Oui, on dit que les voyages forment la jeunesse. Je confirme mais pas que. Pour preuve, ce Sonnet « l’Écume des affects » est écrit lors de mes voyages que soit en Algérie ou ailleurs dans ce petit bas monde que je qualifierai volontairement de «village planétaire.» J’aime aller à la rencontre des gens de divers horizons et de diversité culturelle, de religion. Je partage avec eux. Je m’enrichis à chaque fois que j’entends ou que je vois quelque chose de nouveau ou d’impressionnant. Je cause et prends note. Je me transforme en un peintre qui marche ou qui voyage, et là ou il trouve l’inspiration il pose son chevalet pour quelques jours, le temps d’un tableau.         

Le dernier mot me revient toujours après avoir écouté, échangé, partagé, car quand je veux décrire le coucher de soleil, je me concentre d’abord à entendre comment ma mère en aurait parlé, et c’est l’Énergie de sa kabylité qui me donne ma place. Je veux dire par là que mes écrits restent toujours d’inspiration algérienne. 

Vous avez fait un voyage autour de l’Europe, de l’Amérique… vous avez même fait un voyage autour de soi, quand allez-vous faire un voyage au bout de la nuit ? Rires.

Merci d’évoquer Louis-Ferdinand Céline, grand écrivain que j’adore ! bien que contesté par certains. Je dis merci parce que je me rappelle pour avoir travaillé sur son ouvrage que j’ai exposé devant un panel d’invités, étudiants et enseignants quand j’étais étudiant en littérature à la fac. L’ouvrage en question c’était « Voyage au bout de la nuit » et cela m’a valu beaucoup d’ennuis (…) 

Quant à mon ouvrage « Voyage autour de soi » le troisième paru en 2016, il ne s’agit ni d’une malheureuse influence ni d’arrière pensée et non plus un clin d’œil à Céline.

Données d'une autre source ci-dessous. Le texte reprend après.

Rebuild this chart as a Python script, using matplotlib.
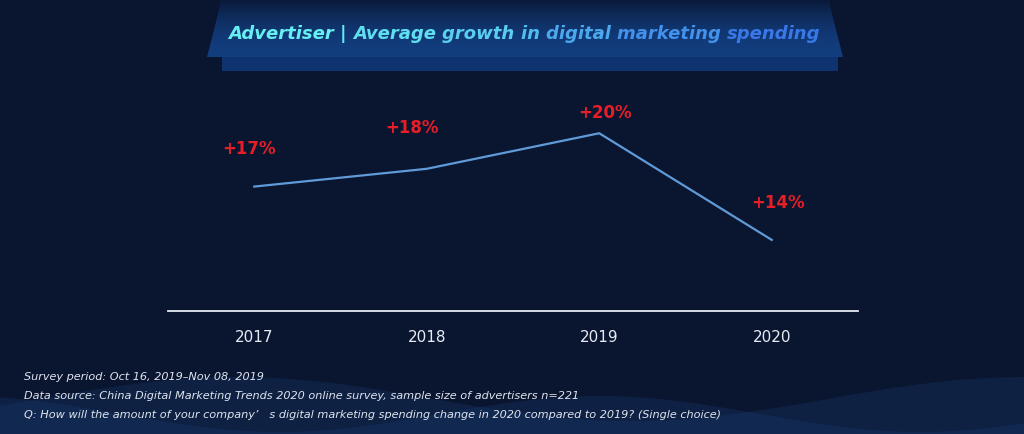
import numpy as np
import matplotlib
matplotlib.use("Agg")
from matplotlib import pyplot as plt
from matplotlib.patches import Polygon
import matplotlib.colors as mcolors

# data
years = ["2017", "2018", "2019", "2020"]
growth = [17, 18, 20, 14]
labels = ["+17%", "+18%", "+20%", "+14%"]

title_words = ["Advertiser", "|", "Average", "growth", "in", "digital", "marketing", "spending"]
notes = [
    "Survey period: Oct 16, 2019\u2013Nov 08, 2019",
    "Data source: China Digital Marketing Trends 2020 online survey, sample size of advertisers n=221",
    "Q: How will the amount of your company\u2019   s digital marketing spending change in 2020 compared to 2019? (Single choice)",
]

BG = "#0a1530"

fig = plt.figure(figsize=(10.24, 4.35), dpi=100)
fig.patch.set_facecolor(BG)

# background layer in pixel coords
bg = fig.add_axes([0, 0, 1, 1])
bg.set_xlim(0, 1024)
bg.set_ylim(435, 0)
bg.axis("off")

# soft waves at the bottom
xs = np.linspace(0, 1024, 300)
wave1 = 400 - 22 * np.sin((xs - 40) / 1024 * 2 * np.pi * 1.3)
wave2 = 415 - 18 * np.sin((xs + 200) / 1024 * 2 * np.pi * 1.6)
bg.fill_between(xs, wave1, 435, color="#13305c", alpha=0.45, lw=0)
bg.fill_between(xs, wave2, 435, color="#17386a", alpha=0.35, lw=0)

# title banner
bg.add_patch(Polygon([[222, 72], [838, 72], [838, 58], [222, 58]], closed=True,
                     facecolor="#0f3270", edgecolor="none"))
top_band = Polygon([[222, 0], [828, 0], [843, 58], [207, 58]], closed=True,
                   facecolor="#123d7e", edgecolor="none")
bg.add_patch(top_band)
grad = np.linspace(0, 1, 50).reshape(-1, 1)
fade = bg.imshow(grad, extent=[200, 850, 58, 0], cmap=mcolors.LinearSegmentedColormap.from_list(
    "fade", [BG, (0.07, 0.24, 0.49, 0)]), aspect="auto", zorder=3, alpha=0.9)
fade.set_clip_path(top_band)

# title text, colour shifts word by word
c0 = np.array(mcolors.to_rgb("#66f0f2"))
c1 = np.array(mcolors.to_rgb("#3a78e8"))
prev = None
for i, w in enumerate(title_words):
    col = c0 + (c1 - c0) * (i / (len(title_words) - 1)) ** 1.5
    s = w if i == len(title_words) - 1 else w + " "
    if prev is None:
        prev = bg.text(228, 39, s, color=col, fontsize=13, fontweight="bold",
                       fontstyle="italic", zorder=5)
    else:
        prev = bg.annotate(s, xy=(1, 0), xycoords=prev, va="bottom", color=col,
                           fontsize=13, fontweight="bold", fontstyle="italic", zorder=5)

# notes
for j, t in enumerate(notes):
    bg.text(24, 377 + 19 * j, t, color="#dfe4ee", fontsize=8.1, fontstyle="italic",
            va="center", ha="left")

# chart
ax = fig.add_axes([168 / 1024, 1 - 312 / 435, 690 / 1024, (312 - 98.7) / 435])
ax.patch.set_alpha(0)
x = np.arange(len(years))
ax.plot(x, growth, color="#5f9bd8", lw=1.6)
offsets = [(-5, 39), (-15, 42), (6, 21), (6, 38)]
for xi, v, lab, off in zip(x, growth, labels, offsets):
    ax.annotate(lab, (xi, v), xytext=off, textcoords="offset pixels", ha="center",
                va="center", color="#e61e28", fontsize=12, fontweight="bold")
ax.set_xlim(-0.5, 3.5)
ax.set_ylim(10, 22)
for s in ["top", "right", "left"]:
    ax.spines[s].set_visible(False)
ax.spines["bottom"].set_color("#e6ebf3")
ax.spines["bottom"].set_linewidth(1.3)
ax.set_yticks([])
ax.set_xticks(x)
ax.set_xticklabels(years, color="#e6ebf3", fontsize=11)
ax.tick_params(axis="x", length=0, pad=13)

plt.savefig("out.png", dpi=100, facecolor=fig.get_facecolor())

C’est juste un récit-roman dans lequel je parlais du quotidien d’un émigré algérien dont le pronom personnel « Je » est omniprésent.  Ce récit textuel de la personnalisation littéraire dans cet ouvrage je l’ai introduite comme un besoin indispensable, parfois quelque peu extravagante, datée, logée entre le nouveau roman que défendait les écrivains français et le roman contemporain algérien ou maghrébin. 

« Voyage autour de soi » est un substrat énonciatif de portée générale qui repose notamment sur la réaction de l’auteur en se mettant à la place des autres. Sur le champ littéraire l’ouvrage peut s’analyser comme une mise en question de la littérature reportage ou journalistique né au début les années 1920 1930. La confrontation événement et les aléas de la vie sont présentes dans l’ouvrage : les points de vue, pour mieux penser par le vécu, puis par l’énonciation dans ses rapports aux faits et aux émotions. C’est un témoignage pour offrir matière à réflexion aux lecteurs profanes ou avertis. 

Je vous laisse conclure

Je tiens à vous remercier vivement pour cet agréable entretien, et surtout pour m’avoir ouvert les colonnes de votre journal pour m’exprimer à cœur ouvert. Mon grand merci va aussi à la direction et responsables du journal  « L’Express ». Longue vie à vous et à ce journal car on a besoin de vous pour nous éclairer, comme dirait le grand poète « chaâltagh tafat n’fud an wali » (allumez la lumière, on a soif de voir.) Et cette lumière c’est vous les journalistes. J’aimerai aussi remercier les lecteurs et lectrices du journal « L’Express », sans oublier mes lecteurs et ami.es à qui je promets une belle aventure littéraire.